Print the listing as it stands, omitting all images.

--- BEGIN Dataset content ---

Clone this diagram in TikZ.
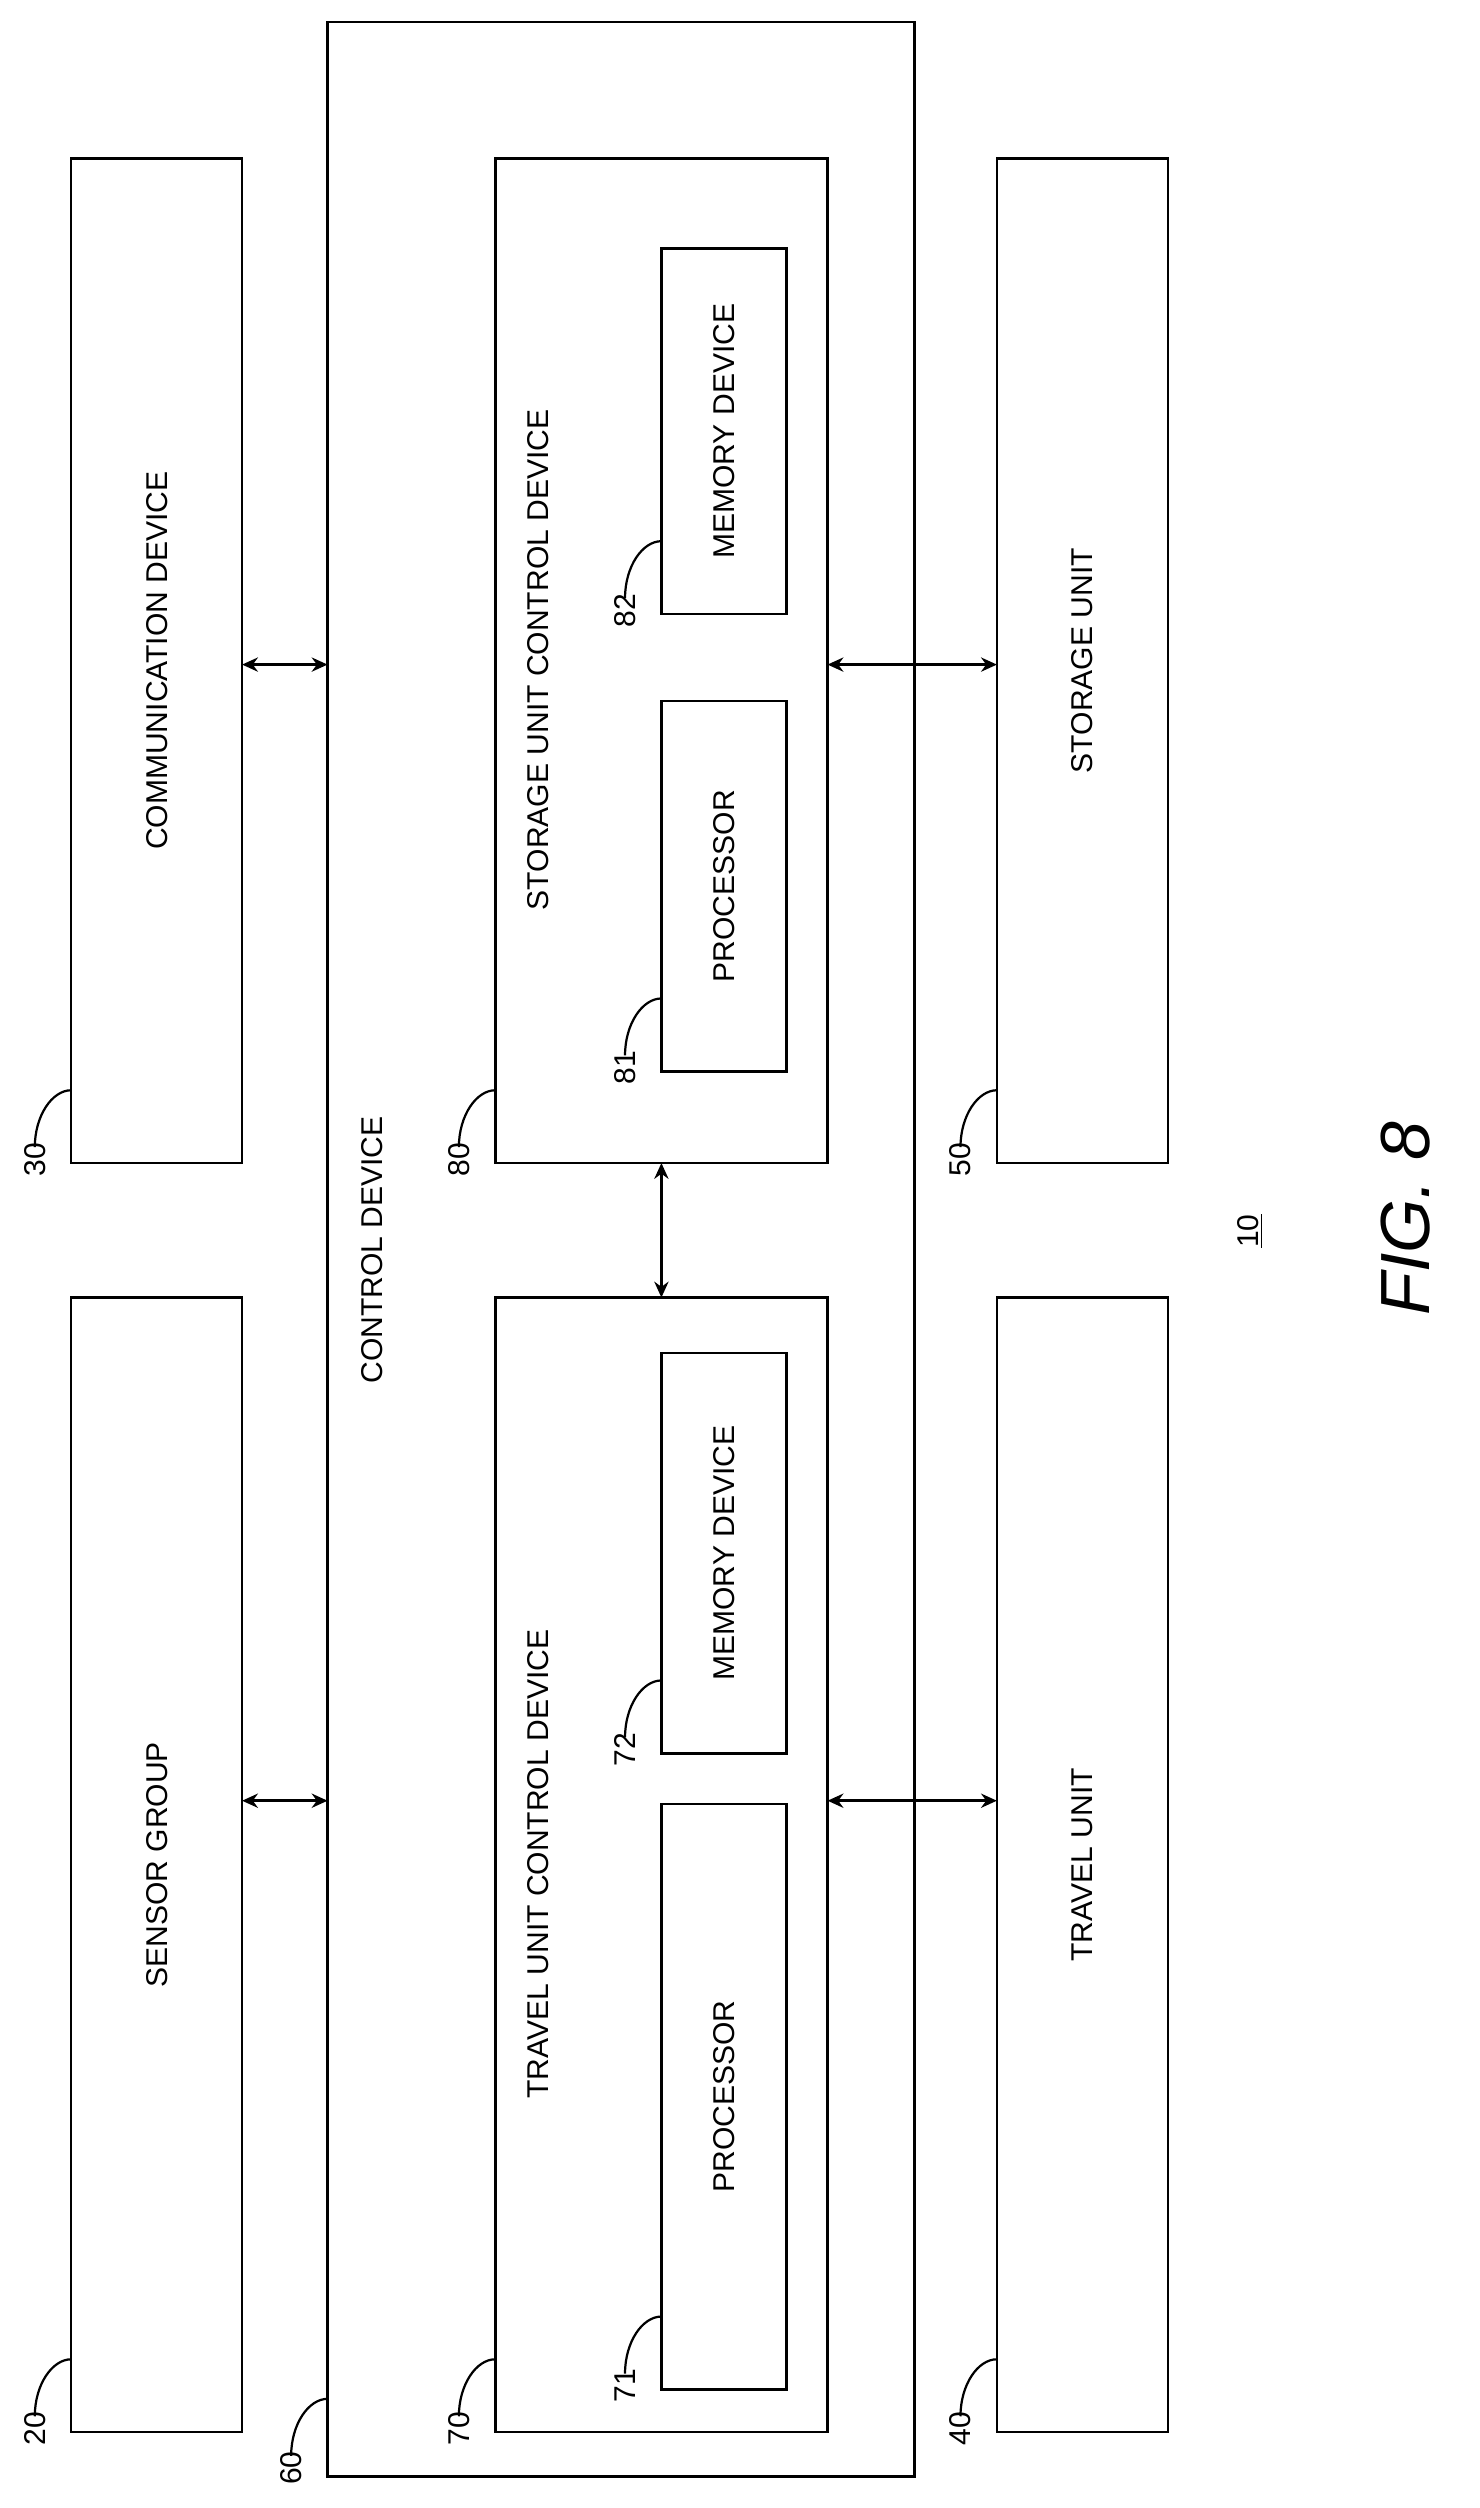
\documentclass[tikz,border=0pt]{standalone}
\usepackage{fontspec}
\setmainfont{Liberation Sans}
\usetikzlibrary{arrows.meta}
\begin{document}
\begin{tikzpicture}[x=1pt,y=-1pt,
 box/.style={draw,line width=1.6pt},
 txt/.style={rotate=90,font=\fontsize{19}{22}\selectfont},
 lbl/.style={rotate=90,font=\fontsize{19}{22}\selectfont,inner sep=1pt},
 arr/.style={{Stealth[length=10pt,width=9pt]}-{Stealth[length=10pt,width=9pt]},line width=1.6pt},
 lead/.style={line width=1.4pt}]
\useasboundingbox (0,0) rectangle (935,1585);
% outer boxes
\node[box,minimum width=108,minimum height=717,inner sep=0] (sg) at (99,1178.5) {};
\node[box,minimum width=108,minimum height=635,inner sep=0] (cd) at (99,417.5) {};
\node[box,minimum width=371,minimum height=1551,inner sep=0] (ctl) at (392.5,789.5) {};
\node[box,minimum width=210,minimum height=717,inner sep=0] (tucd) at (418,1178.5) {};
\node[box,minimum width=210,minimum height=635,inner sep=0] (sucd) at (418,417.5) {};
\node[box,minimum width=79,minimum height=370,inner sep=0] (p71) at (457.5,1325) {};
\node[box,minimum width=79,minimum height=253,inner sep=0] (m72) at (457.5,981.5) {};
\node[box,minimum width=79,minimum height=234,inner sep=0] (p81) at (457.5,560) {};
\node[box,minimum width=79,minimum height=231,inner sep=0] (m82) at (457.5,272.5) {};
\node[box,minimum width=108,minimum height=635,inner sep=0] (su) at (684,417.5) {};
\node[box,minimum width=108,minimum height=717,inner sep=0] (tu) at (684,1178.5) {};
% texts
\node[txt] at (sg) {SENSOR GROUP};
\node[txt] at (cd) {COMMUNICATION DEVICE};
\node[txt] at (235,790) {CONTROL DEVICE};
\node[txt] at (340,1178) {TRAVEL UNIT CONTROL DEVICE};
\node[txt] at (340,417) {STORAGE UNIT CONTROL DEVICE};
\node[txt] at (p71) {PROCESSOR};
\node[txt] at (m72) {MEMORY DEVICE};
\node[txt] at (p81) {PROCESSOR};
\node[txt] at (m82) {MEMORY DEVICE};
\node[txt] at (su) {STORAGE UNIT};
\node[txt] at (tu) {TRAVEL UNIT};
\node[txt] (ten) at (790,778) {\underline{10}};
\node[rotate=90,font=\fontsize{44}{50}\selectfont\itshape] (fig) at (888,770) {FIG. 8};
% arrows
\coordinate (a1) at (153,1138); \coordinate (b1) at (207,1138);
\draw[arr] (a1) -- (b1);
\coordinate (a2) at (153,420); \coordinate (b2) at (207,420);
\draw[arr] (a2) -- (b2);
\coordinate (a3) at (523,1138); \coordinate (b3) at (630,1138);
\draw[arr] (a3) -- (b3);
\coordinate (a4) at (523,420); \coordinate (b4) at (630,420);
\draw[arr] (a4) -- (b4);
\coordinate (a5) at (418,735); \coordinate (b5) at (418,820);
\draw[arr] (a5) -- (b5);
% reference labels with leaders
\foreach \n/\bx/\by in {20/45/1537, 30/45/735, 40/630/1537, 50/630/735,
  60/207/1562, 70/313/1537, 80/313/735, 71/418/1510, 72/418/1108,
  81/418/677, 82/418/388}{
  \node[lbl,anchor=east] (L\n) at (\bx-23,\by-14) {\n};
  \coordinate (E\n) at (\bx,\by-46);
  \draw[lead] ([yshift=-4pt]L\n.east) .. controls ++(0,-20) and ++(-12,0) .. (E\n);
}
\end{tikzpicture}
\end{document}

--- END Dataset content ---

Answer in full =>
Clone this diagram in TikZ.
\documentclass[tikz,border=0pt]{standalone}
\usepackage{fontspec}
\setmainfont{Liberation Sans}
\usetikzlibrary{arrows.meta}
\begin{document}
\begin{tikzpicture}[x=1pt,y=-1pt,
 box/.style={draw,line width=1.6pt},
 txt/.style={rotate=90,font=\fontsize{19}{22}\selectfont},
 lbl/.style={rotate=90,font=\fontsize{19}{22}\selectfont,inner sep=1pt},
 arr/.style={{Stealth[length=10pt,width=9pt]}-{Stealth[length=10pt,width=9pt]},line width=1.6pt},
 lead/.style={line width=1.4pt}]
\useasboundingbox (0,0) rectangle (935,1585);
% outer boxes
\node[box,minimum width=108,minimum height=717,inner sep=0] (sg) at (99,1178.5) {};
\node[box,minimum width=108,minimum height=635,inner sep=0] (cd) at (99,417.5) {};
\node[box,minimum width=371,minimum height=1551,inner sep=0] (ctl) at (392.5,789.5) {};
\node[box,minimum width=210,minimum height=717,inner sep=0] (tucd) at (418,1178.5) {};
\node[box,minimum width=210,minimum height=635,inner sep=0] (sucd) at (418,417.5) {};
\node[box,minimum width=79,minimum height=370,inner sep=0] (p71) at (457.5,1325) {};
\node[box,minimum width=79,minimum height=253,inner sep=0] (m72) at (457.5,981.5) {};
\node[box,minimum width=79,minimum height=234,inner sep=0] (p81) at (457.5,560) {};
\node[box,minimum width=79,minimum height=231,inner sep=0] (m82) at (457.5,272.5) {};
\node[box,minimum width=108,minimum height=635,inner sep=0] (su) at (684,417.5) {};
\node[box,minimum width=108,minimum height=717,inner sep=0] (tu) at (684,1178.5) {};
% texts
\node[txt] at (sg) {SENSOR GROUP};
\node[txt] at (cd) {COMMUNICATION DEVICE};
\node[txt] at (235,790) {CONTROL DEVICE};
\node[txt] at (340,1178) {TRAVEL UNIT CONTROL DEVICE};
\node[txt] at (340,417) {STORAGE UNIT CONTROL DEVICE};
\node[txt] at (p71) {PROCESSOR};
\node[txt] at (m72) {MEMORY DEVICE};
\node[txt] at (p81) {PROCESSOR};
\node[txt] at (m82) {MEMORY DEVICE};
\node[txt] at (su) {STORAGE UNIT};
\node[txt] at (tu) {TRAVEL UNIT};
\node[txt] (ten) at (790,778) {\underline{10}};
\node[rotate=90,font=\fontsize{44}{50}\selectfont\itshape] (fig) at (888,770) {FIG. 8};
% arrows
\coordinate (a1) at (153,1138); \coordinate (b1) at (207,1138);
\draw[arr] (a1) -- (b1);
\coordinate (a2) at (153,420); \coordinate (b2) at (207,420);
\draw[arr] (a2) -- (b2);
\coordinate (a3) at (523,1138); \coordinate (b3) at (630,1138);
\draw[arr] (a3) -- (b3);
\coordinate (a4) at (523,420); \coordinate (b4) at (630,420);
\draw[arr] (a4) -- (b4);
\coordinate (a5) at (418,735); \coordinate (b5) at (418,820);
\draw[arr] (a5) -- (b5);
% reference labels with leaders
\foreach \n/\bx/\by in {20/45/1537, 30/45/735, 40/630/1537, 50/630/735,
  60/207/1562, 70/313/1537, 80/313/735, 71/418/1510, 72/418/1108,
  81/418/677, 82/418/388}{
  \node[lbl,anchor=east] (L\n) at (\bx-23,\by-14) {\n};
  \coordinate (E\n) at (\bx,\by-46);
  \draw[lead] ([yshift=-4pt]L\n.east) .. controls ++(0,-20) and ++(-12,0) .. (E\n);
}
\end{tikzpicture}
\end{document}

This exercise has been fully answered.